Gibson runs scoreless-innings streak to 22

Righty blanks Red Sox on one hit, strikes out eight in seven frames

Gibson runs scoreless-innings streak to 22

BOSTON -- Twins right-hander Kyle Gibson threw seven shutout innings for a third straight outing on Wednesday afternoon in Minnesota's 2-1 loss in 10 innings the Red Sox, running his scoreless streak to 22 innings in the process.

It's the third-longest streak without giving up a run by a starting pitcher in Twins history, as former American League Cy Young Award winner Johan Santana had a 33-innings scoreless streak in '04, and left-hander Francisco Liriano went 23 innings without giving up a run in '10.

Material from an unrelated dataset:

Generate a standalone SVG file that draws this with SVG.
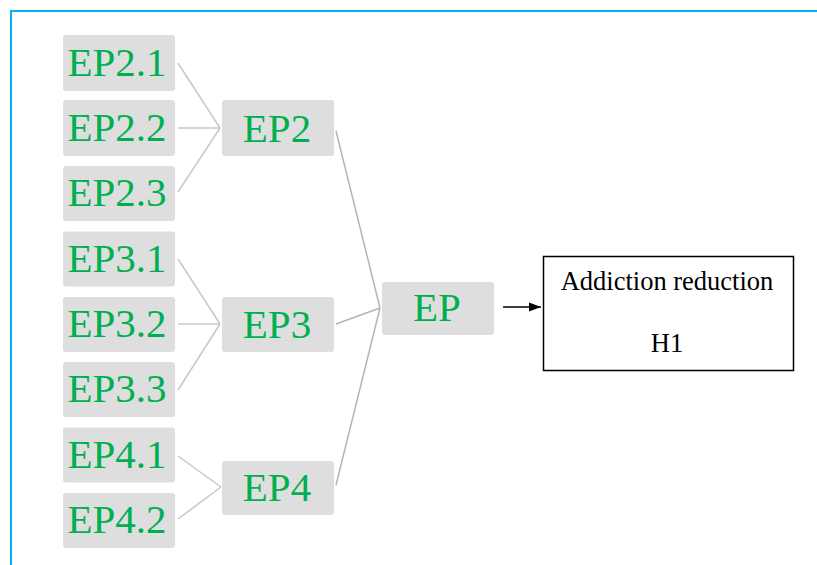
<svg xmlns="http://www.w3.org/2000/svg" width="817" height="565" viewBox="0 0 817 565">
<defs>
<style>
.box{fill:#dedede}
.lbl{font-family:'Liberation Serif','Times New Roman',Tinos,'DejaVu Serif','Noto Serif',serif;font-size:41px;fill:#00b050;text-anchor:middle}
.con{stroke:#c8c8c8;stroke-width:1.5;fill:none}
.con2{stroke:#b4b4b4;stroke-width:1.5;fill:none}
.blk{font-family:'Liberation Serif','Times New Roman',Tinos,'DejaVu Serif','Noto Serif',serif;font-size:26.5px;fill:#000;text-anchor:middle}
</style>
<marker id="ah" markerWidth="12" markerHeight="10" refX="12" refY="5" orient="auto" markerUnits="userSpaceOnUse">
<path d="M0,0.5 L12,5 L0,9.5 Z" fill="#000"/>
</marker>
</defs>
<rect x="0" y="0" width="817" height="565" fill="#fff"/>
<path d="M11,565 V11 H817" stroke="#00b0f0" stroke-width="2" fill="none"/>
<g id="connectors">
<path class="con" d="M178,63 L220,128 M178,128 L220,128 M178,192 L220,128"/>
<path class="con" d="M178,259 L220,324 M178,324 L220,324 M178,390 L220,324"/>
<path class="con" d="M178,456 L221,487 M178,519 L221,487"/>
<path class="con2" d="M336,131 L380,308 M336,324 L380,308 M336,485 L380,308"/>
<line x1="503" y1="307" x2="541" y2="307" stroke="#000" stroke-width="1.5" marker-end="url(#ah)"/>
</g>
<g id="EP2.1"><rect class="box" x="63" y="35" width="112" height="56" rx="3"/><text class="lbl" x="117" y="76">EP2.1</text></g>
<g id="EP2.2"><rect class="box" x="63" y="100" width="112" height="56" rx="3"/><text class="lbl" x="117" y="141">EP2.2</text></g>
<g id="EP2.3"><rect class="box" x="63" y="166" width="112" height="55" rx="3"/><text class="lbl" x="117" y="206">EP2.3</text></g>
<g id="EP3.1"><rect class="box" x="63" y="231.5" width="112" height="55" rx="3"/><text class="lbl" x="117" y="272">EP3.1</text></g>
<g id="EP3.2"><rect class="box" x="63" y="297" width="112" height="55" rx="3"/><text class="lbl" x="117" y="337">EP3.2</text></g>
<g id="EP3.3"><rect class="box" x="63" y="362" width="112" height="55" rx="3"/><text class="lbl" x="117" y="402">EP3.3</text></g>
<g id="EP4.1"><rect class="box" x="63" y="427.5" width="112" height="55" rx="3"/><text class="lbl" x="117" y="468">EP4.1</text></g>
<g id="EP4.2"><rect class="box" x="63" y="493" width="112" height="55" rx="3"/><text class="lbl" x="117" y="533">EP4.2</text></g>
<g id="EP2"><rect class="box" x="222" y="100" width="112" height="56" rx="3"/><text class="lbl" x="277" y="142">EP2</text></g>
<g id="EP3"><rect class="box" x="222" y="297" width="112" height="55" rx="3"/><text class="lbl" x="277" y="338">EP3</text></g>
<g id="EP4"><rect class="box" x="222" y="461" width="112" height="54" rx="3"/><text class="lbl" x="277" y="501">EP4</text></g>
<g id="EP"><rect class="box" x="382" y="282" width="112" height="53" rx="3"/><text class="lbl" x="437" y="321">EP</text></g>
<g id="H1"><rect x="543.5" y="256.5" width="250" height="114" fill="#fff" stroke="#000" stroke-width="1.5"/><text class="blk" x="667" y="290">Addiction reduction</text><text class="blk" x="667" y="352">H1</text></g>
</svg>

The club record for a scoreless streak by any Twins pitcher is 36 innings by reliever J.C. Romero in '04. It's also the third-longest active streak in the Majors behind San Francisco's Jean Machi (25) and Philadelphia's Cole Hamels (23).

"I'm just executing pitches," Gibson said. "I'm not doing anything different. I'm definitely looking at scouting reports and who I'm facing. But it comes down to executing no matter who is out there."

Gibson had perhaps his best outing of his career Wednesday in his first start at Fenway Park. The right-hander gave up just one hit and established a career-high with eight strikeouts. His previous high was five strikeouts set once last year and matched once this season.

"I think with my stuff and the combination of executing pitches, it was probably as good as I've felt and as good as I've executed in my 30 or so games up here," Gibson said.

But Gibson was stuck with a no-decision, as the Twins couldn't score for him. He remains 6-5, but lowered his ERA to 3.25 in 14 starts.

His streak started with a scoreless sixth inning against the Brewers on June 2 before he tossed seven scoreless frames against the Astros on June 7, and seven more shutout innings against the Tigers last Friday.